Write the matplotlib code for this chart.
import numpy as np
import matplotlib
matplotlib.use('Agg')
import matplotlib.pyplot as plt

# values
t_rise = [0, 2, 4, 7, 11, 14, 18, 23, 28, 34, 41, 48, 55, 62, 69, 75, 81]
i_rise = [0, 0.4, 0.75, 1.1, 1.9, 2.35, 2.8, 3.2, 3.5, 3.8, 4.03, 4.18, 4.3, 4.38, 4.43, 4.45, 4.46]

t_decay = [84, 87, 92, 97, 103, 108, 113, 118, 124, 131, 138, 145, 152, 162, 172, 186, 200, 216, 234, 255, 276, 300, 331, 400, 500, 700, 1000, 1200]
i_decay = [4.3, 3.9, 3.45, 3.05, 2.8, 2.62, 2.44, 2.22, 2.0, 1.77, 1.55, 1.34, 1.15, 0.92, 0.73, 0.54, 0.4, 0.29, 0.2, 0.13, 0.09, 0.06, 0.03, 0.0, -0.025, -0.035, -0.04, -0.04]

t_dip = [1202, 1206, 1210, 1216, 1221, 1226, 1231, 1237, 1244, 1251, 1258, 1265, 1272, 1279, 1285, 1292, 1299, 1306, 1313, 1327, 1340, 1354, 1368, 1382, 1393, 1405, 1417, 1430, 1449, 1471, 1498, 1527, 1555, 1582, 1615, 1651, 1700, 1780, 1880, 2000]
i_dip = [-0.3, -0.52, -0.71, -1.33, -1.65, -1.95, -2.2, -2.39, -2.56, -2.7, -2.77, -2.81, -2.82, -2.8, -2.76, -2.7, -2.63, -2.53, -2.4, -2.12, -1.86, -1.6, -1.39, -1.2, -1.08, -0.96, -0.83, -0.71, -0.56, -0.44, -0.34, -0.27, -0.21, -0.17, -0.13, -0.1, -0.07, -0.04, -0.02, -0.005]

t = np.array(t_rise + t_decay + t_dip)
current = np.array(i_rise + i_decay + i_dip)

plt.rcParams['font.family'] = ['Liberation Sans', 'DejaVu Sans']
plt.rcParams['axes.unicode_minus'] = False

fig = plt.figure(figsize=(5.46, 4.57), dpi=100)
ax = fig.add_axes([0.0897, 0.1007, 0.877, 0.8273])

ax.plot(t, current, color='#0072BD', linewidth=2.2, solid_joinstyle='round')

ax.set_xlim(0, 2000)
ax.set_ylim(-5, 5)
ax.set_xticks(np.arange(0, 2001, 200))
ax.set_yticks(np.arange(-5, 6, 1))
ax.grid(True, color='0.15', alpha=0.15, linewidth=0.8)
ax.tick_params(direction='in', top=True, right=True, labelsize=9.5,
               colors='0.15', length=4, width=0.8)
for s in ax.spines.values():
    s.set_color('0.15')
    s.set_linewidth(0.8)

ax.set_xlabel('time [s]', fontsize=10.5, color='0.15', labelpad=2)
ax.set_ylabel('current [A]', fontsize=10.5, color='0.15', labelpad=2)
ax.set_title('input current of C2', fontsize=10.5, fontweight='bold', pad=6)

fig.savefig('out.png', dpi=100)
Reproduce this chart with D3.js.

################

Could you reproduce every record above exactly as it appears?

→ Written answer
Write the matplotlib code for this chart.
import numpy as np
import matplotlib
matplotlib.use('Agg')
import matplotlib.pyplot as plt

# values
t_rise = [0, 2, 4, 7, 11, 14, 18, 23, 28, 34, 41, 48, 55, 62, 69, 75, 81]
i_rise = [0, 0.4, 0.75, 1.1, 1.9, 2.35, 2.8, 3.2, 3.5, 3.8, 4.03, 4.18, 4.3, 4.38, 4.43, 4.45, 4.46]

t_decay = [84, 87, 92, 97, 103, 108, 113, 118, 124, 131, 138, 145, 152, 162, 172, 186, 200, 216, 234, 255, 276, 300, 331, 400, 500, 700, 1000, 1200]
i_decay = [4.3, 3.9, 3.45, 3.05, 2.8, 2.62, 2.44, 2.22, 2.0, 1.77, 1.55, 1.34, 1.15, 0.92, 0.73, 0.54, 0.4, 0.29, 0.2, 0.13, 0.09, 0.06, 0.03, 0.0, -0.025, -0.035, -0.04, -0.04]

t_dip = [1202, 1206, 1210, 1216, 1221, 1226, 1231, 1237, 1244, 1251, 1258, 1265, 1272, 1279, 1285, 1292, 1299, 1306, 1313, 1327, 1340, 1354, 1368, 1382, 1393, 1405, 1417, 1430, 1449, 1471, 1498, 1527, 1555, 1582, 1615, 1651, 1700, 1780, 1880, 2000]
i_dip = [-0.3, -0.52, -0.71, -1.33, -1.65, -1.95, -2.2, -2.39, -2.56, -2.7, -2.77, -2.81, -2.82, -2.8, -2.76, -2.7, -2.63, -2.53, -2.4, -2.12, -1.86, -1.6, -1.39, -1.2, -1.08, -0.96, -0.83, -0.71, -0.56, -0.44, -0.34, -0.27, -0.21, -0.17, -0.13, -0.1, -0.07, -0.04, -0.02, -0.005]

t = np.array(t_rise + t_decay + t_dip)
current = np.array(i_rise + i_decay + i_dip)

plt.rcParams['font.family'] = ['Liberation Sans', 'DejaVu Sans']
plt.rcParams['axes.unicode_minus'] = False

fig = plt.figure(figsize=(5.46, 4.57), dpi=100)
ax = fig.add_axes([0.0897, 0.1007, 0.877, 0.8273])

ax.plot(t, current, color='#0072BD', linewidth=2.2, solid_joinstyle='round')

ax.set_xlim(0, 2000)
ax.set_ylim(-5, 5)
ax.set_xticks(np.arange(0, 2001, 200))
ax.set_yticks(np.arange(-5, 6, 1))
ax.grid(True, color='0.15', alpha=0.15, linewidth=0.8)
ax.tick_params(direction='in', top=True, right=True, labelsize=9.5,
               colors='0.15', length=4, width=0.8)
for s in ax.spines.values():
    s.set_color('0.15')
    s.set_linewidth(0.8)

ax.set_xlabel('time [s]', fontsize=10.5, color='0.15', labelpad=2)
ax.set_ylabel('current [A]', fontsize=10.5, color='0.15', labelpad=2)
ax.set_title('input current of C2', fontsize=10.5, fontweight='bold', pad=6)

fig.savefig('out.png', dpi=100)
Reproduce this chart with D3.js.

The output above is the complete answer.